● **Given problem**
From the listing below, select every line where the word "this" appears.

● **Provided records**
---*---
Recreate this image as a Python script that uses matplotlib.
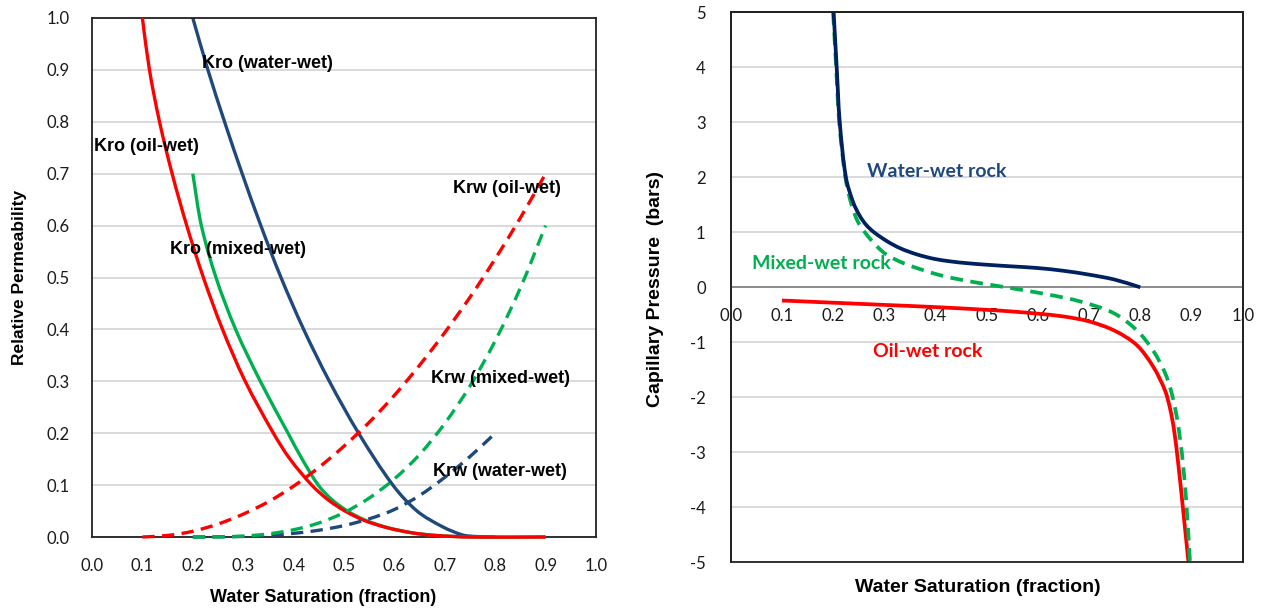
---*---
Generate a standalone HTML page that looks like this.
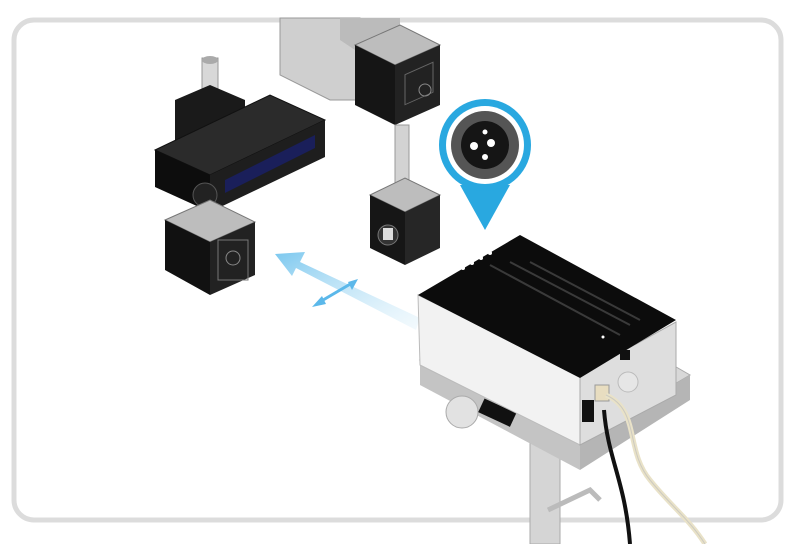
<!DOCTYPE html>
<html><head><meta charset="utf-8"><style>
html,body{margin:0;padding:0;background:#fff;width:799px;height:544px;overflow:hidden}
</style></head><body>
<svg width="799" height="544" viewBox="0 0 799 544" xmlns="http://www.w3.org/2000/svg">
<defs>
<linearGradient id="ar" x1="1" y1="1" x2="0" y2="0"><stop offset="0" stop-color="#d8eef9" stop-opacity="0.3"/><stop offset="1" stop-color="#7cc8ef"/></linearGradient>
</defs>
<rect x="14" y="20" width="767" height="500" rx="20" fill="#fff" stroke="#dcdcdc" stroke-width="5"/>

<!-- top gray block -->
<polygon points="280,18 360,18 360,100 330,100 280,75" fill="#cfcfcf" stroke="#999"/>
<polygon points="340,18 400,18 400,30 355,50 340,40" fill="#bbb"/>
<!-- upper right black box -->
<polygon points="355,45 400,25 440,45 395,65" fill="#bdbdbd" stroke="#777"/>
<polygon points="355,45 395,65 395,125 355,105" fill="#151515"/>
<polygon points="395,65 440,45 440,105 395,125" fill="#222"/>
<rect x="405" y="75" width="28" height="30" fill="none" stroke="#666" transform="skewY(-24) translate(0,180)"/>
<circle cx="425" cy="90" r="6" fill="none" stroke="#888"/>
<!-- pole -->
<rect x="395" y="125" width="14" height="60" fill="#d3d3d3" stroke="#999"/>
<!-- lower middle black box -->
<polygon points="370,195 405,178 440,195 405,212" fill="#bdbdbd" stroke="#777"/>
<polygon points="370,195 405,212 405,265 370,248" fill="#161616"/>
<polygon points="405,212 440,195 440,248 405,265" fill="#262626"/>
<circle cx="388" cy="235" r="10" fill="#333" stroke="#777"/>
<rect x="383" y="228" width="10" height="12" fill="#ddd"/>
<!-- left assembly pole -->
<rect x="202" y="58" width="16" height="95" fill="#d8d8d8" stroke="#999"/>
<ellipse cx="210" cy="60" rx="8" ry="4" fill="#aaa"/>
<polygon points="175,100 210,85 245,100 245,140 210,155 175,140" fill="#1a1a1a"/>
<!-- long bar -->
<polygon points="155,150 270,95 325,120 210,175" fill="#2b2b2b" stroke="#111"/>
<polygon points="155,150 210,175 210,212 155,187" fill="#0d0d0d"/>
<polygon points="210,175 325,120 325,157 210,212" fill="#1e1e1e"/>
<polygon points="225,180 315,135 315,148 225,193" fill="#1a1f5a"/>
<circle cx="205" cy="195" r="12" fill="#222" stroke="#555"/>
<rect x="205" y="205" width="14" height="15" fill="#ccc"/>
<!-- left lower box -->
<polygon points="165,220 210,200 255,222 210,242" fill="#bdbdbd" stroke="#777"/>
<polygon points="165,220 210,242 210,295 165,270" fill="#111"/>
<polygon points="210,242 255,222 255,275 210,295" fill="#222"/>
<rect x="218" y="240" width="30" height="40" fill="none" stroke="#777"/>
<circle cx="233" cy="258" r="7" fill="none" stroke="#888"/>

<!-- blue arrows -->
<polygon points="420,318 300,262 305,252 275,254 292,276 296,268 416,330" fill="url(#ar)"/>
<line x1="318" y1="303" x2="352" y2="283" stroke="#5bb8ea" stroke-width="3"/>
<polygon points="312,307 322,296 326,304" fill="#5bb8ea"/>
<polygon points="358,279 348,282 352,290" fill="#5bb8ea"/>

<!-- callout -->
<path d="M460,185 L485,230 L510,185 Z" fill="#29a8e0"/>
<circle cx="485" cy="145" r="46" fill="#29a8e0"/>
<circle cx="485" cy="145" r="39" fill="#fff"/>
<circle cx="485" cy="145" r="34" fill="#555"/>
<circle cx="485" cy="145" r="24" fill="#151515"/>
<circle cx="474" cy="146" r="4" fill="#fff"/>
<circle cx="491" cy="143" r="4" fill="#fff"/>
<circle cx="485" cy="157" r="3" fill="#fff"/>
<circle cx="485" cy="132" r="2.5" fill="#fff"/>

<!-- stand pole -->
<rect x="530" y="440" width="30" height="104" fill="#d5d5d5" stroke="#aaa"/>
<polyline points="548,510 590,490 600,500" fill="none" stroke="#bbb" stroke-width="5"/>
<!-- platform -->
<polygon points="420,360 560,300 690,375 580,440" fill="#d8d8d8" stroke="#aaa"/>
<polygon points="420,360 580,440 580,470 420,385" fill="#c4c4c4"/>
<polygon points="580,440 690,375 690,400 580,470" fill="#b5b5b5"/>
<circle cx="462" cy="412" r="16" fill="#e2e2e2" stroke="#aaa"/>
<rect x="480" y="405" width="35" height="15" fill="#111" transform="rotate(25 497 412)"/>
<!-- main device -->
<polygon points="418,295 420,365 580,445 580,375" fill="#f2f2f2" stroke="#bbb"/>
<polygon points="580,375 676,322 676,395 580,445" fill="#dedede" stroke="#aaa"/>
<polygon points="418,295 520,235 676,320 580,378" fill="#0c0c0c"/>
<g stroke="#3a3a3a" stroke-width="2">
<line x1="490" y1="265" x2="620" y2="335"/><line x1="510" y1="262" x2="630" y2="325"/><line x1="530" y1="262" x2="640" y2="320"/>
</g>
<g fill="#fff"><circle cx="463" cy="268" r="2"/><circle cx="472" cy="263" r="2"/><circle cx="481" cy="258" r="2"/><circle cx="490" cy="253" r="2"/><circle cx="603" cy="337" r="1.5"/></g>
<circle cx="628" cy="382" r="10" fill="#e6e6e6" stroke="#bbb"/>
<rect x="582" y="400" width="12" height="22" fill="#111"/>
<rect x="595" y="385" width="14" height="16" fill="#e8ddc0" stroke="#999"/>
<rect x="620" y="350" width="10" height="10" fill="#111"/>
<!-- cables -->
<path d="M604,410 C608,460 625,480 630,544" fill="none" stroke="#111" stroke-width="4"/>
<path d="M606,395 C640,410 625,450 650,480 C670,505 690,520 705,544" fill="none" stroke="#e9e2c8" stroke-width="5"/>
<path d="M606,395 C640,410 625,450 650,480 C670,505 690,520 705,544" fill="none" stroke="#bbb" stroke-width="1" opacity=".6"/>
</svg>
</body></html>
---*---
● **Task solution**
Recreate this image as a Python script that uses matplotlib.
Generate a standalone HTML page that looks like this.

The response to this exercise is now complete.